De Gaulle had for a long time been hostile to Europe. He had opposed the proposed European Defence Community in 1952–4 on the grounds that the French army would fall under the command of the United States and revive German militarism.2 When he returned to power in 1958, however, he realised that a Europe composed of France, the Benelux countries, the Federal Republic of Germany and Italy, could in fact be a vehicle for French domination of Western Europe. To some, the EEC looked surprisingly like Napoleon’s domination of Europe which included the Low Countries, the Rhineland, the Confederation of the Rhine and Italy. He saw no contradiction between France’s role in Europe and France’s role in its former empire, which in its African heartland was now branded Françafrique. Having imposed peace brutally on Cameroon, de Gaulle symbolically used its capital Yaoundé in July 1963 as the venue where the European Community signed a convention with the Associated African States.3
Negotiations between France and Britain were opened, despite the divergence of their goals. De Gaulle came to Britain on a state visit in April 1960 and Macmillan went to Paris on 27 January 1961, ahead of a meeting of foreign ministers of the Six. The Daily Mail explained very succinctly what was at stake in the dance between empire and Europe:
At any time in the postwar decade Britain could have had the leadership of Europe. She rejected it, because she continued to regard herself as an imperial and oceanic power. Now, the empire has almost gone and Britain is one among a number of equal, sovereign Commonwealth states. In the meantime Europe has forged ahead.4
Macmillan told the House of Commons on 31 July 1961 that the government had decided to seek entry into the European Community. The Commons endorsed this on 4 August by 313 votes to 5, with Labour abstaining. At no stage did Britain envisage exchanging the Commonwealth for Europe: the vision was to keep both.
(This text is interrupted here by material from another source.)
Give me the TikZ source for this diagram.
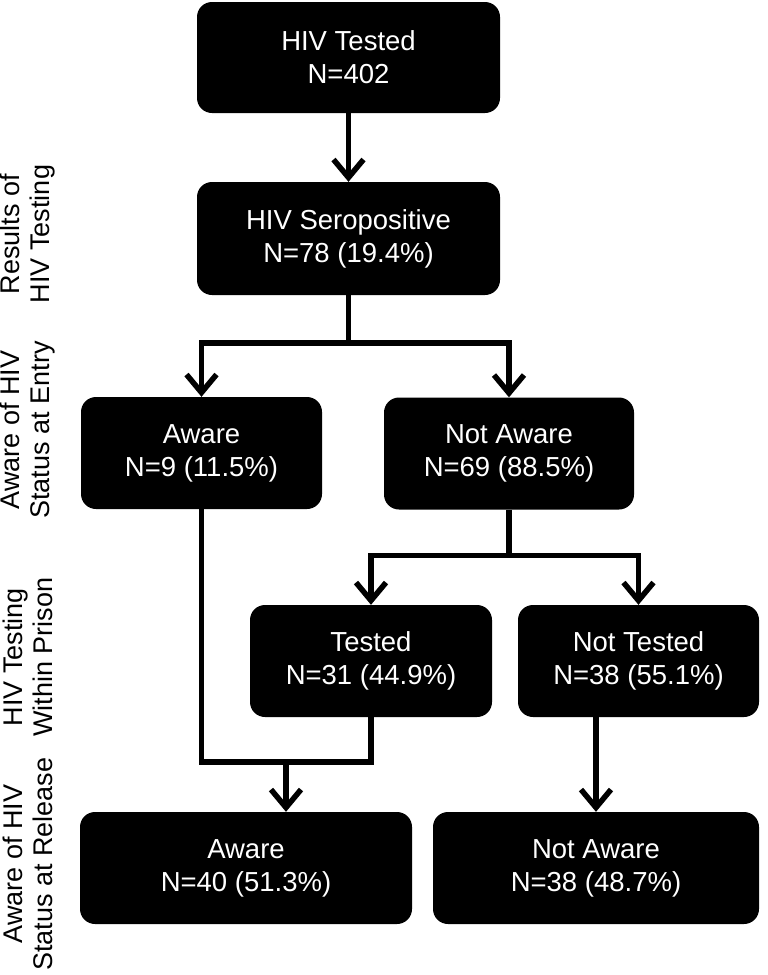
\documentclass[tikz,border=0pt]{standalone}
\usepackage{fontspec}
\setmainfont{Liberation Sans}
\usetikzlibrary{arrows.meta,calc}
\begin{document}
\begin{tikzpicture}[x=1pt,y=-1pt,
  box/.style={fill=black, rounded corners=15pt, text=white, align=center,
    inner sep=0pt, minimum height=112pt,
    font=\fontsize{27.5}{33}\selectfont},
  side/.style={rotate=90, align=center, inner sep=0pt,
    font=\fontsize{27}{30}\selectfont},
  conn/.style={line width=5.5pt},
  arr/.style={line width=5.5pt, -{Straight Barb[length=18pt,width=30pt]}}]
\useasboundingbox (0,0) rectangle (768,975);
% boxes
\node[box, minimum width=303pt, minimum height=111pt] (b1) at (348.5,57.5) {HIV Tested\\N=402};
\node[box, minimum width=303pt, minimum height=113pt] (b2) at (348.5,238.5) {HIV Seropositive\\N=78 (19.4\%)};
\node[box, minimum width=241pt] (aw1) at (201.5,453) {Aware\\N=9 (11.5\%)};
\node[box, minimum width=250pt] (na1) at (509,453.5) {Not Aware\\N=69 (88.5\%)};
\node[box, minimum width=242pt] (te) at (371,661) {Tested\\N=31 (44.9\%)};
\node[box, minimum width=241pt] (nt) at (638.5,661) {Not Tested\\N=38 (55.1\%)};
\node[box, minimum width=332pt] (aw2) at (246,868) {Aware\\N=40 (51.3\%)};
\node[box, minimum width=326pt] (na2) at (596,868) {Not Aware\\N=38 (48.7\%)};
% side labels
\node[side] (l1) at (28,234) {Results of\\HIV Testing};
\node[side] (l2) at (28,430) {Aware of HIV\\Status at Entry};
\node[side] (l3) at (28,657) {HIV Testing\\Within Prison};
\node[side] (l4) at (28,864) {Aware of HIV\\Status at Release};
% connectors
\coordinate (s1) at ($(b2.south)+(0,48)$);
\coordinate (s2) at ($(na1.south)+(0,46)$);
\coordinate (s3) at ($(aw1.south)+(0,253)$);
\coordinate (s4) at (aw2.north -| 286,0);
\draw[arr] (b1.south) -- (b2.north);
\draw[conn] (b2.south) -- (s1);
\draw[arr] (s1) -| (aw1.north);
\draw[arr] (s1) -| (na1.north);
\draw[conn] (na1.south) -- (s2);
\draw[arr] (s2) -| (te.north);
\draw[arr] (s2) -| (nt.north);
\draw[conn] (aw1.south) |- (s3 -| te.south) -- (te.south);
\draw[arr] (s3 -| s4) -- (s4);
\draw[arr] (na2.north |- nt.south) -- (na2.north);
\end{tikzpicture}
\end{document}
Lord Privy Seal Edward Heath announced in Paris on 10 October 1961 that he was seeking special provisions for the Commonwealth in relation to Europe. It would not do that an excluded Commonwealth drifted towards communism and in any case, he pointed out, French, Dutch, Belgian and Italian colonies had become Associated Overseas Territories with access to the Common Market.5
When Macmillan met de Gaulle at Château de Champs-sur-Marne on 2 June 1962, he began by saying, as he had said to Menzies, that ‘the England of Kipling is dead’. The old British Empire was no more. De Gaulle was concerned about Britain coming in with its Commonwealth, while Algeria had just become independent. It was not, however, on the question of relations with its former empire that de Gaulle built his main objections to British membership of the EEC. He argued that Britain was ‘too intimately tied up with the Americans’ and would act as a Trojan horse for American influence in Europe. There was a history of humiliation here which de Gaulle wished to reverse. He had been summoned by Churchill on 4 June 1944 and told that no French forces would take part in the D-Day landings, which would be a purely ‘Anglo-Saxon affair’. When he protested, Churchill had replied that ‘if I had to choose between you and Roosevelt, I would always choose Roosevelt. When we have to choose between the French and the Americans, we always prefer the Americans.’ D-Day was less about liberation than about the Americans coming to France as ‘a conquered land’, ‘a second occupation’.6
De Gaulle’s second concern was that while France could dominate the Europe of the Six, this would be changed if Britain came in. ‘In the Six as they existed’, he told Macmillan when they met again at Rambouillet in December 1962, ‘France had some weight and could say no, even to the Germans. Once the United Kingdom and the Scandinavians entered the organisation things would be different. The result would be a sort of free trade area which might be desirable in itself, but would not be European.’7 Not only did the Europe of the Six closely resemble the core of the Napoleonic Empire, but Napoleon tried to defeat Britain by corralling European countries into a Continental System to prevent the British trading with Europe. Macmillan saw this as well, and told President Kennedy that ‘De Gaulle is trying to dominate Europe. His idea is not a partnership, but a Napoleonic or Louis XIV hegemony.’8
De Gaulle formally vetoed Britain’s application to join the European Community on 14 January 1963. He called Britain an ‘insular and maritime power’, which would drag the United States into Europe and make it into a ‘huge Atlantic community’.9 The Labour government of Harold Wilson renewed the British application in May 1967, but France was then redefining its grandeur by scorning the United States. On 21 February 1966 de Gaulle announced that France was withdrawing from the integrated command structure of NATO and required the Americans to remove their thirty bases and 26,000 soldiers from French soil. Speak
ing in the Cambodian capital, Phnom Penh on 1 September 1966, as the Vietnam War escalated, he passed over France’s colonial past in the region and denounced the militarism and imperialism of the United States in the name of the self-determination of peoples. The failure of Britain’s second application was a fall-out of this anti-Americanism. De Gaulle simply repeated the point that British access would transform the EEC into ‘an Atlantic zone that would deprive our continent of any real personality’.10
The success of the British application had to await de Gaulle’s resignation in 1969 and Edward Heath’s election in 1970. Georges Pompidou, the new French president, reflected that ‘England could no longer put up with the Europe of the Six, which must have reminded her of Napoleonic Europe and the Continental Blockade.’11 The place of the Commonwealth was perfunctorily assured by special provisions for New Zealand’s butter and lamb exports and the Daily Mail declared on 24 July 1971, ‘Britain’s future lies inside the family of Europe.’12 The House of Commons passed the EEC bill on 28 October 1971, opposed by a fifth of Conservative MPs and a minority of anti-European Labour MPs. Enoch Powell called the terms ‘a humiliating surrender. Wilhelm II could not have demanded so much. I doubt if Hitler would have demanded more. I can still only half believe that I was myself an unwilling witness to my country’s abnegation of its own national independence.’13 Once again, Europe was portrayed as an empire seeking to control them, but this time it was seen as German rather than French.